• **SET TASK**
Exactly retype the lines from the top of the data through the line containing "### data", leaving out every picture.

• **RAW DATA**

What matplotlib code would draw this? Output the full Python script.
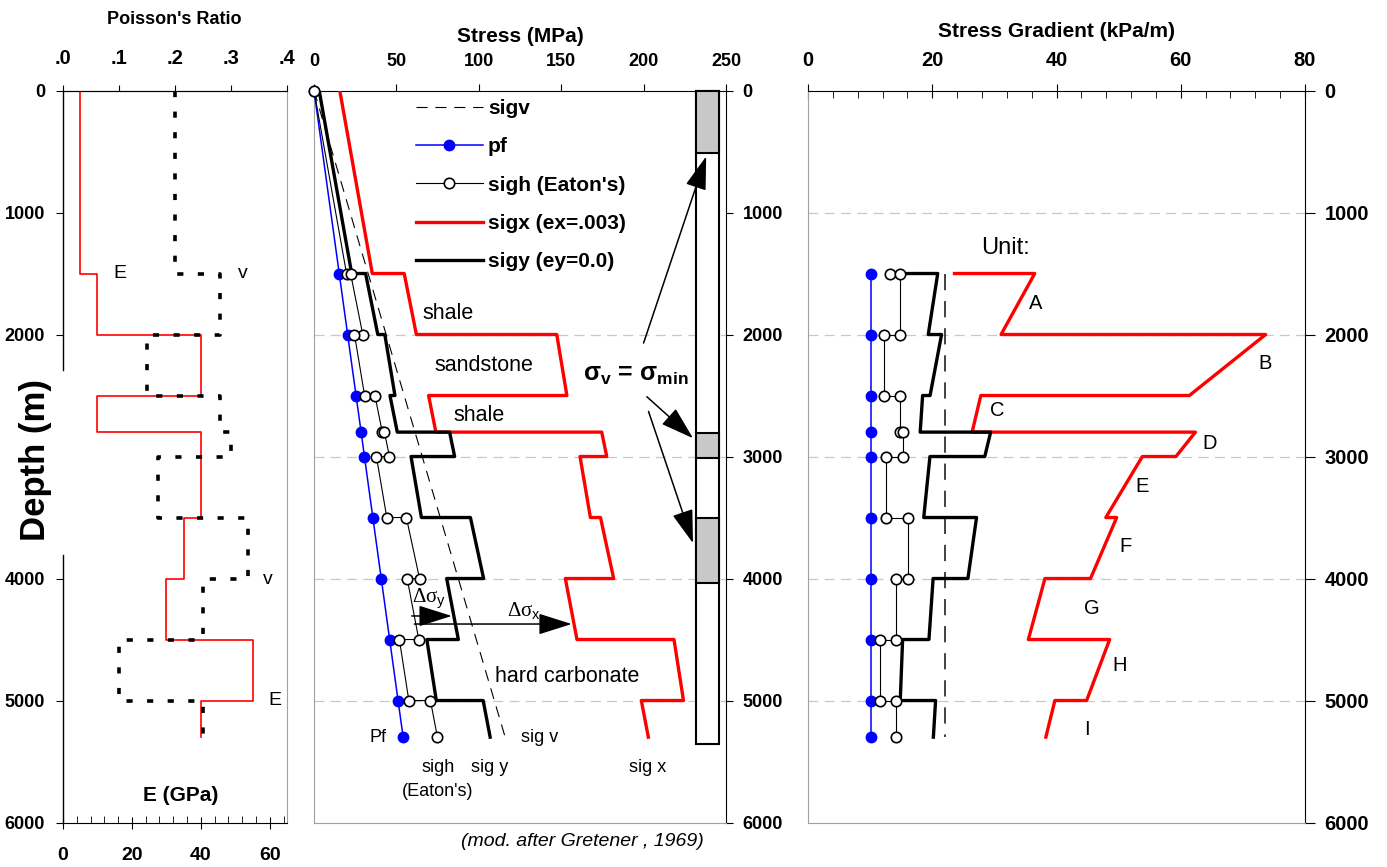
import numpy as np
import matplotlib
matplotlib.use("Agg")
import matplotlib.pyplot as plt
from matplotlib.patches import Rectangle
from matplotlib.ticker import MultipleLocator

plt.rcParams['font.family'] = ['Liberation Sans', 'DejaVu Sans']
plt.rcParams['mathtext.fontset'] = 'custom'
plt.rcParams['mathtext.rm'] = 'Liberation Sans'
plt.rcParams['mathtext.bf'] = 'Liberation Sans:bold'
plt.rcParams['mathtext.it'] = 'Liberation Sans:italic'

### data

# layers (m)
depth_top = [0, 1500, 2000, 2500, 2800, 3000, 3500, 4000, 4500, 5000]
depth_bot = [1500, 2000, 2500, 2800, 3000, 3500, 4000, 4500, 5000, 5300]
E_gpa = [5, 10, 40, 10, 40, 40, 35, 30, 55, 40]
poisson = [0.20, 0.28, 0.15, 0.28, 0.30, 0.17, 0.33, 0.25, 0.10, 0.25]

# stresses (MPa) at top / bottom of each layer
sigh_top = [0.0, 22.19, 24.56, 36.98, 42.73, 37.86, 56.04, 56.52, 51.80, 70.65]
sigh_bot = [19.73, 29.58, 30.70, 41.41, 45.78, 44.17, 64.04, 63.59, 57.55, 74.89]
sigx_top = [15.63, 54.74, 147.32, 69.53, 174.60, 161.43, 173.87, 152.52, 218.47, 198.65]
sigx_bot = [35.36, 62.13, 153.46, 73.96, 177.65, 167.74, 181.87, 159.59, 224.22, 202.89]
sigy_top = [3.13, 31.31, 42.97, 46.10, 82.29, 58.87, 94.92, 80.52, 68.47, 102.65]
sigy_bot = [22.86, 38.70, 49.11, 50.53, 85.34, 65.18, 102.92, 87.59, 74.22, 106.89]

pf_depth = [0, 1500, 2000, 2500, 2800, 3000, 3500, 4000, 4500, 5000, 5300]
pf_mpa = [0, 15.3, 20.4, 25.5, 28.6, 30.6, 35.7, 40.8, 45.9, 51.0, 54.1]
sigv_depth = [0, 5300]
sigv_mpa = [0, 116.0]

# gradients (kPa/m), first layer top undefined
nan = np.nan
gx_top = [nan, 36.49, 73.66, 27.81, 62.36, 53.81, 49.68, 38.13, 48.55, 39.73]
gx_bot = [23.57, 31.07, 61.38, 26.41, 59.22, 47.93, 45.47, 35.46, 44.84, 38.28]
gy_top = [nan, 20.87, 21.49, 18.44, 29.39, 19.62, 27.12, 20.13, 15.22, 20.53]
gy_bot = [15.24, 19.35, 19.64, 18.05, 28.45, 18.62, 25.73, 19.46, 14.84, 20.17]
gh_top = [nan, 14.79, 12.28, 14.79, 15.26, 12.62, 16.01, 14.13, 11.51, 14.13]
gh_bot = [13.15, 14.79, 12.28, 14.79, 15.26, 12.62, 16.01, 14.13, 11.51, 14.13]
gpf_depth = [1500, 2000, 2500, 2800, 3000, 3500, 4000, 4500, 5000, 5300]
gpf = [10.2] * 10
gv_depth = [1500, 5300]
gv = [22.0, 22.0]

# lithology column
col_gray_top = [0, 2810, 3500]
col_gray_bot = [510, 3015, 4035]
col_bottom = 5360

units = ['A', 'B', 'C', 'D', 'E', 'F', 'G', 'H', 'I']
unit_x = [36.7, 73.5, 30.4, 64.6, 53.8, 51.1, 45.7, 50.2, 44.9]
unit_y = [1744, 2236, 2619, 2892, 3248, 3739, 4244, 4709, 5236]


def steps(top, bot):
    xs, ys = [], []
    for t, b, zt, zb in zip(top, bot, depth_top, depth_bot):
        if not np.isnan(t):
            xs.append(t)
            ys.append(zt)
        xs.append(b)
        ys.append(zb)
    return xs, ys


GRAY = '#a0a0a0'
TB = dict(fontweight='bold')

fig = plt.figure(figsize=(13.87, 8.67), dpi=100)
ax1 = fig.add_axes([0.0454, 0.0513, 0.1615, 0.8443])
ax2 = fig.add_axes([0.2264, 0.0513, 0.2970, 0.8443])
ax3 = fig.add_axes([0.5826, 0.0513, 0.3583, 0.8443])

### left panel : E and Poisson's ratio

ex, ey = steps(E_gpa, E_gpa)
ax1.plot(ex, ey, color='red', lw=1.2)
ax1.set_xlim(0, 65)
ax1.set_ylim(6000, 0)
ax1.set_xticks([0, 20, 40, 60])
ax1.xaxis.set_minor_locator(MultipleLocator(4))
ax1.set_xticklabels(['0', '20', '40', '60'], fontsize=14, **TB)
ax1.set_yticks([0, 1000, 2000, 4000, 5000, 6000])
ax1.set_yticklabels(['0', '1000', '2000', '4000', '5000', '6000'], fontsize=13, **TB)
ax1.tick_params(axis='x', which='major', direction='inout', length=9, pad=13)
ax1.tick_params(axis='x', which='minor', direction='in', length=5)
ax1.tick_params(axis='y', direction='out', length=5, pad=8)
ax1.spines['left'].set_visible(False)
ax1.spines['right'].set_color(GRAY)
ax1.plot([0, 0], [0, 2290], color='k', lw=1, clip_on=False)
ax1.plot([0, 0], [3805, 6000], color='k', lw=1, clip_on=False)

ax1v = ax1.twiny()
vx, vy = steps(poisson, poisson)
ax1v.plot(vx, vy, color='k', lw=2.6, dashes=(1.7, 4.0), dash_capstyle='butt')
ax1v.set_xlim(0, 0.4)
ax1v.set_xticks([0, 0.1, 0.2, 0.3, 0.4])
ax1v.set_xticklabels(['.0', '.1', '.2', '.3', '.4'], fontsize=14.5, **TB)
ax1v.tick_params(axis='x', direction='out', length=4, pad=12)
for s in ['left', 'right', 'bottom']:
    ax1v.spines[s].set_visible(False)

ax1.text(16.5, 1498, 'E', fontsize=14, ha='center', va='center')
ax1.text(52.1, 1498, 'v', fontsize=14, ha='center', va='center')
ax1.text(59.4, 4012, 'v', fontsize=14, ha='center', va='center')
ax1.text(61.5, 5001, 'E', fontsize=14, ha='center', va='center')
ax1.text(34.2, 5775, 'E (GPa)', fontsize=15, ha='center', va='center', **TB)

fig.text(174.7 / 1387, 1 - 20 / 867, "Poisson's Ratio", fontsize=13, ha='center', va='center', **TB)
fig.text(35 / 1387, 1 - 460 / 867, 'Depth (m)', fontsize=25, rotation=90,
         ha='center', va='center', **TB)

### middle panel : stresses

for y in [2000, 3000, 4000, 5000]:
    ax2.axhline(y, color='#c8c8c8', lw=0.9, dashes=(8, 5), zorder=0)

l_sigv, = ax2.plot(sigv_mpa, sigv_depth, color='k', lw=0.8, dashes=(10, 7), label='sigv')
l_pf, = ax2.plot(pf_mpa, pf_depth, color='blue', lw=1.1, marker='o', ms=7.5,
                 mfc='blue', mec='blue', label='pf', zorder=3, clip_on=False)
hx, hy = steps(sigh_top, sigh_bot)
l_sigh, = ax2.plot(hx, hy, color='k', lw=0.8, marker='o', ms=7.5, mfc='white',
                   mec='k', mew=1.2, label="sigh (Eaton's)", zorder=4, clip_on=False)
xx, xy = steps(sigx_top, sigx_bot)
l_sigx, = ax2.plot(xx, xy, color='red', lw=2.4, label='sigx (ex=.003)', zorder=3)
yx, yy = steps(sigy_top, sigy_bot)
l_sigy, = ax2.plot(yx, yy, color='k', lw=2.4, label='sigy (ey=0.0)', zorder=3)

ax2.add_patch(Rectangle((232, 0), 14, col_bottom, facecolor='white', edgecolor='k',
                        lw=1.5, zorder=5, clip_on=False))
for t, b in zip(col_gray_top, col_gray_bot):
    ax2.add_patch(Rectangle((232, t), 14, b - t, facecolor='#c8c8c8', edgecolor='k',
                            lw=1.5, zorder=6, clip_on=False))

ax2.set_xlim(0, 250)
ax2.set_ylim(6000, 0)
ax2.xaxis.tick_top()
ax2.yaxis.tick_right()
ax2.set_xticks([0, 50, 100, 150, 200, 250])
ax2.set_xticklabels(['0', '50', '100', '150', '200', '250'], fontsize=13, **TB)
ax2.set_yticks(range(0, 6001, 1000))
ax2.set_yticklabels([str(v) for v in range(0, 6001, 1000)], fontsize=13, **TB)
ax2.tick_params(axis='x', direction='out', length=5, pad=10)
ax2.tick_params(axis='y', direction='out', length=5, pad=7)
ax2.spines['left'].set_color(GRAY)
ax2.spines['bottom'].set_color(GRAY)

ax2.legend(handles=[l_sigv, l_pf, l_sigh, l_sigx, l_sigy], loc='upper left',
           bbox_to_anchor=(0.2476, 0.988), frameon=False, numpoints=1,
           prop={'weight': 'bold', 'size': 15}, handlelength=3.2,
           handletextpad=0.25, labelspacing=0.92, borderpad=0, borderaxespad=0)

ax2.text(81.2, 1826, 'shale', fontsize=15.5, ha='center', va='center')
ax2.text(102.9, 2250, 'sandstone', fontsize=15.5, ha='center', va='center')
ax2.text(100.2, 2660, 'shale', fontsize=15.5, ha='center', va='center')
ax2.text(153.7, 4805, 'hard carbonate', fontsize=15.5, ha='center', va='center')
ax2.text(39, 5305, 'Pf', fontsize=13, ha='center', va='center')
ax2.text(137.1, 5305, 'sig v', fontsize=13, ha='center', va='center')
ax2.text(75.6, 5547, 'sigh', fontsize=13, ha='center', va='center')
ax2.text(75.1, 5747, "(Eaton's)", fontsize=13, ha='center', va='center')
ax2.text(106.8, 5547, 'sig y', fontsize=13, ha='center', va='center')
ax2.text(202.3, 5547, 'sig x', fontsize=13, ha='center', va='center')
ax2.text(195.3, 2332, 'σ$_\\mathbf{v}$ = σ$_\\mathbf{min}$', fontsize=18,
         ha='center', va='center', **TB)
ax2.text(59.3, 4162, 'Δσ$_\\mathrm{y}$', fontsize=15, ha='left', va='center',
         family='Liberation Serif')
ax2.text(117.3, 4272, 'Δσ$_\\mathrm{x}$', fontsize=15, ha='left', va='center',
         family='Liberation Serif')

arrows = [((200, 2070), (238, 540)),
          ((202, 2510), (230, 2850)),
          ((203, 2630), (230, 3710)),
          ((59.3, 4307), (83.6, 4307)),
          ((60.9, 4373), (156.4, 4373))]
for start, tip in arrows:
    ax2.annotate('', xy=tip, xytext=start, zorder=7,
                 arrowprops=dict(arrowstyle='-|>,head_length=0.95,head_width=0.3',
                                 color='k', lw=1.1, shrinkA=0, shrinkB=0,
                                 mutation_scale=22))

fig.text(582.5 / 1387, 1 - 842 / 867, '(mod. after Gretener , 1969)', fontsize=14,
         style='italic', ha='center', va='center')
fig.text(520 / 1387, 1 - 36.7 / 867, 'Stress (MPa)', fontsize=15, ha='center',
         va='center', **TB)

### right panel : gradients

for y in [1000, 2000, 3000, 4000, 5000]:
    ax3.axhline(y, color='#c8c8c8', lw=0.9, dashes=(8, 5), zorder=0)

ax3.plot(gv, gv_depth, color='#333333', lw=1.3, dashes=(9, 6))
ax3.plot(gpf, gpf_depth, color='blue', lw=1.1, marker='o', ms=7.5, mfc='blue',
         mec='blue', zorder=3)
ghx, ghy = steps(gh_top, gh_bot)
ax3.plot(ghx, ghy, color='k', lw=0.8, marker='o', ms=7.5, mfc='white', mec='k',
         mew=1.2, zorder=4)
gxx, gxy = steps(gx_top, gx_bot)
ax3.plot(gxx, gxy, color='red', lw=2.4, zorder=3)
gyx, gyy = steps(gy_top, gy_bot)
ax3.plot(gyx, gyy, color='k', lw=2.4, zorder=3)

for u, x, y in zip(units, unit_x, unit_y):
    ax3.text(x, y, u, fontsize=14.5, ha='center', va='center')
ax3.text(27.8, 1294, 'Unit:', fontsize=17, ha='left', va='center')

ax3.set_xlim(0, 80)
ax3.set_ylim(6000, 0)
ax3.xaxis.tick_top()
ax3.yaxis.tick_right()
ax3.set_xticks([0, 20, 40, 60, 80])
ax3.xaxis.set_minor_locator(MultipleLocator(4))
ax3.set_xticklabels(['0', '20', '40', '60', '80'], fontsize=14.5, **TB)
ax3.set_yticks(range(0, 6001, 1000))
ax3.set_yticklabels([str(v) for v in range(0, 6001, 1000)], fontsize=14.5, **TB)
ax3.tick_params(axis='x', which='major', direction='inout', length=10, pad=10)
ax3.tick_params(axis='x', which='minor', direction='in', length=5)
ax3.tick_params(axis='y', direction='out', length=7, pad=7)
ax3.spines['left'].set_color(GRAY)
ax3.spines['bottom'].set_color(GRAY)

fig.text(1057 / 1387, 1 - 31.7 / 867, 'Stress Gradient (kPa/m)', fontsize=15,
         ha='center', va='center', **TB)

fig.savefig('out.png', dpi=100)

• **FINAL RESULT**
What matplotlib code would draw this? Output the full Python script.
import numpy as np
import matplotlib
matplotlib.use("Agg")
import matplotlib.pyplot as plt
from matplotlib.patches import Rectangle
from matplotlib.ticker import MultipleLocator

plt.rcParams['font.family'] = ['Liberation Sans', 'DejaVu Sans']
plt.rcParams['mathtext.fontset'] = 'custom'
plt.rcParams['mathtext.rm'] = 'Liberation Sans'
plt.rcParams['mathtext.bf'] = 'Liberation Sans:bold'
plt.rcParams['mathtext.it'] = 'Liberation Sans:italic'

### data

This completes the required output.